The next revision of the transport protocol, HTTP 1.1, addresses many of these problems and introduces new HTTP headers allowing cache agents to serve negotiated documents. Meanwhile, one way around the problem is to negotiate redirected documents. In this way, a small transfer is made to the origin server, which then returns the URL of a cacheable document with the required characteristics.

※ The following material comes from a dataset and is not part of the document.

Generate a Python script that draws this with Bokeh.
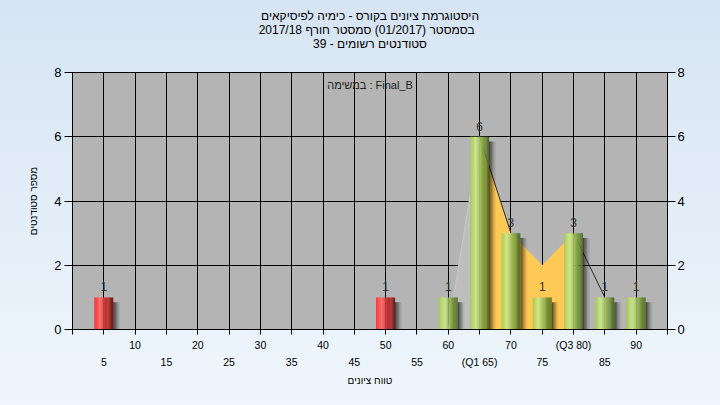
from bokeh.plotting import figure
from bokeh.models import Range1d, LinearAxis, FixedTicker, Title, Label, ColumnDataSource
from bokeh.core.properties import value
from bokeh.embed import file_html
from bokeh.resources import INLINE

# ---------------- data ----------------
title_lines = ["היסטוגרמת ציונים בקורס - כימיה לפיסיקאים",
               "בסמסטר  (01/2017)  סמסטר חורף 2017/18",
               "סטודנטים רשומים - 39"]
task_label = "במשימה : Final_B"
x_axis_title = "טווח ציונים"
y_axis_title = "מספר סטודנטים"

bins = [5, 50, 60, 65, 70, 75, 80, 85, 90]
counts = [1, 1, 1, 6, 3, 1, 3, 1, 1]
pass_mark = 55
q1, q3 = 65, 80
curve_x = [60, 65, 70, 75, 80, 85]
curve_y = [0, 6, 3, 2, 3, 1]

x_ticks_all = [0, 5, 10, 15, 20, 25, 30, 35, 40, 45, 50, 55, 60, 65, 70, 75, 80, 85, 90, 95]
row1_ticks = [10, 20, 30, 40, 50, 60, 70, 80, 90]
row1_labels = ["10", "20", "30", "40", "50", "60", "70", "(Q3 80)", "90"]
row2_ticks = [5, 15, 25, 35, 45, 55, 65, 75, 85]
row2_labels = ["5", "15", "25", "35", "45", "55", "(Q1 65)", "75", "85"]
y_ticks = [0, 2, 4, 6, 8]

# ---------------- style ----------------
FONT = "Liberation Sans"
BAR_W = 3.0
GREEN = [(0.0, "#a4cc48"), (0.3, "#cfe894"), (0.55, "#9abc56"), (1.0, "#4a6620")]
RED = [(0.0, "#ff1c1c"), (0.28, "#ff6e6e"), (0.55, "#d63030"), (1.0, "#701818")]


def hex2rgb(h):
    return tuple(int(h[i:i + 2], 16) for i in (1, 3, 5))


def shade(stops, t):
    for (t0, c0), (t1, c1) in zip(stops[:-1], stops[1:]):
        if t <= t1:
            f = (t - t0) / (t1 - t0)
            a, b = hex2rgb(c0), hex2rgb(c1)
            return "#%02x%02x%02x" % tuple(round(a[k] + (b[k] - a[k]) * f) for k in range(3))
    return stops[-1][1]


p = figure(width=720, height=405, x_range=Range1d(0, 95), y_range=Range1d(0, 8),
           output_backend="svg", toolbar_location=None,
           min_border_left=72, min_border_right=53, min_border_top=72, min_border_bottom=76,
           background_fill_color="#b4b4b4", border_fill_alpha=0,
           outline_line_color="black", outline_line_width=1)

# grids
for g in (p.xgrid, p.ygrid):
    g.grid_line_color = "black"
    g.grid_line_width = 1
    g.grid_line_alpha = 1.0

# x axis row 1 (with all tick marks)
ax1 = p.xaxis[0]
ax1.ticker = FixedTicker(ticks=x_ticks_all)
ov1 = {t: "" for t in x_ticks_all}
ov1.update(dict(zip(row1_ticks, row1_labels)))
ax1.major_label_overrides = ov1
ax1.major_tick_out = 5
ax1.major_tick_in = 0
ax1.minor_tick_out = 0
ax1.minor_tick_in = 0
ax1.major_label_standoff = 4
ax1.axis_line_color = "black"
ax1.major_tick_line_color = "black"
ax1.major_label_text_font = FONT
ax1.major_label_text_font_size = "10.5px"
ax1.major_label_text_color = "black"

# x axis row 2 (labels only)
ax2 = LinearAxis(ticker=FixedTicker(ticks=row2_ticks),
                 major_label_overrides=dict(zip(row2_ticks, row2_labels)))
ax2.axis_line_color = None
ax2.major_tick_line_color = None
ax2.minor_tick_line_color = None
ax2.major_tick_out = 0
ax2.major_tick_in = 0
ax2.major_label_standoff = 2
ax2.major_label_text_font = FONT
ax2.major_label_text_font_size = "10.5px"
ax2.major_label_text_color = "black"
p.add_layout(ax2, "below")

# x axis title (as a centered title below the axes)
p.add_layout(Title(text=x_axis_title, align="center", text_font=FONT,
                   text_font_size="10px", text_font_style="normal",
                   text_color="black", standoff=5), "below")

# y axes
ay = p.yaxis[0]
ay_r = LinearAxis()
p.add_layout(ay_r, "right")
for a in (ay, ay_r):
    a.ticker = FixedTicker(ticks=y_ticks)
    a.major_tick_out = 8
    a.major_tick_in = 0
    a.minor_tick_out = 0
    a.minor_tick_in = 0
    a.axis_line_color = "black"
    a.major_tick_line_color = "black"
    a.major_label_text_font = FONT
    a.major_label_text_font_size = "13px"
    a.major_label_text_color = "black"
ay.major_label_standoff = 3
ay_r.major_label_standoff = 2

# y axis title
p.add_layout(Title(text=y_axis_title, align="center", text_font=FONT,
                   text_font_size="10px", text_font_style="normal",
                   text_color="black", standoff=26), "left")

# distribution curve areas
left_x = [x for x in curve_x if x <= q1]
left_y = [y for x, y in zip(curve_x, curve_y) if x <= q1]
iqr_x = [x for x in curve_x if q1 <= x <= q3]
iqr_y = [y for x, y in zip(curve_x, curve_y) if q1 <= x <= q3]
p.varea(x=left_x, y1=[0] * len(left_x), y2=left_y, fill_color="#bebebe")
p.varea(x=iqr_x, y1=[0] * len(iqr_x), y2=iqr_y, fill_color="#ffc955")
seg_colors = ["#c8c8c8", "#2a2a2a", "#2a2a2a", "#2a2a2a", "#2a2a2a"]
seg_alpha = [1.0, 1.0, 0.0, 0.0, 1.0]
p.segment(x0=curve_x[:-1], y0=curve_y[:-1], x1=curve_x[1:], y1=curve_y[1:],
          line_color=seg_colors, line_alpha=seg_alpha, line_width=1)

# bar shadows
sh = dict(x=[], top=[], alpha=[])
sh_alphas = [0.6, 0.45, 0.3, 0.15, 0.06]
for b, c in zip(bins, counts):
    for k, al in enumerate(sh_alphas):
        sh["x"].append(b + BAR_W / 2 + (k + 0.5) * 0.22)
        sh["top"].append(c - 0.15)
        sh["alpha"].append(al)
p.vbar(x="x", top="top", bottom=0, width=0.23, source=ColumnDataSource(sh),
       fill_color="black", fill_alpha="alpha", line_color=None)

# gradient bars
N = 16
st = dict(x=[], top=[], color=[])
for b, c in zip(bins, counts):
    stops = RED if b < pass_mark else GREEN
    for j in range(N):
        t = (j + 0.5) / N
        st["x"].append(b - BAR_W / 2 + t * BAR_W)
        st["top"].append(c)
        st["color"].append(shade(stops, t))
p.vbar(x="x", top="top", bottom=0, width=BAR_W / N * 1.1, source=ColumnDataSource(st),
       fill_color="color", line_color=None)

# count labels
p.text(x=bins, y=counts, text=[str(c) for c in counts], text_align="center",
       text_baseline="bottom", y_offset=-6, text_font=value(FONT),
       text_font_size="12px", text_color="#333333")

# in-plot task label
p.add_layout(Label(x=47.5, y=7.6, text=task_label, text_align="center",
                   text_baseline="middle", text_font=FONT, text_font_size="11px",
                   text_color="#202020"))

# titles (added innermost first): spacer, then lines bottom-up
p.add_layout(Title(text=" ", text_font_size="1px", standoff=20), "above")
for line in reversed(title_lines):
    p.add_layout(Title(text=line, align="center", text_font=FONT, text_font_size="12px",
                       text_font_style="normal", text_color="black",
                       standoff=-2, offset=-9), "above")

template = """{% block postamble %}<style>html { height: 100%; background: linear-gradient(#d6e4f3, #eff6fd); }</style>{% endblock %}"""

open("out.html", "w").write(file_html(p, INLINE, template=template))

This Perl script (select_lang) is an example of how this may be done. It selects a document based on the value of the Accept-Language header. The easiest implementation relies on the Action and AddHandler directives in Apache. For instance, one might install select_lang in cgi-bin, then use the directives
AddHandler select_lang lang Action select_lang /cgi-bin/select_langwhich will invoke the script on any file with a suffix of .lang, e.g. http://some.org/somewhere/some.lang
Given a URL such as .../some.lang, and an HTTP Accept-Language header such as
en_US,fr,de ,
the script will search for some.en_us.html (US English), some.en.html (English), some.fr.html (French),
some.de.html (German), defaulting to some.html. some.lang must
exist, though it may be of zero length.
Here it is in action.
If the size of the various HTML files is fairly small (a few kb), it may be easier to make the document itself content-negotiable, which will involve one trasfer from the origin server, instead of one from the origin (a redirect), and one from cache.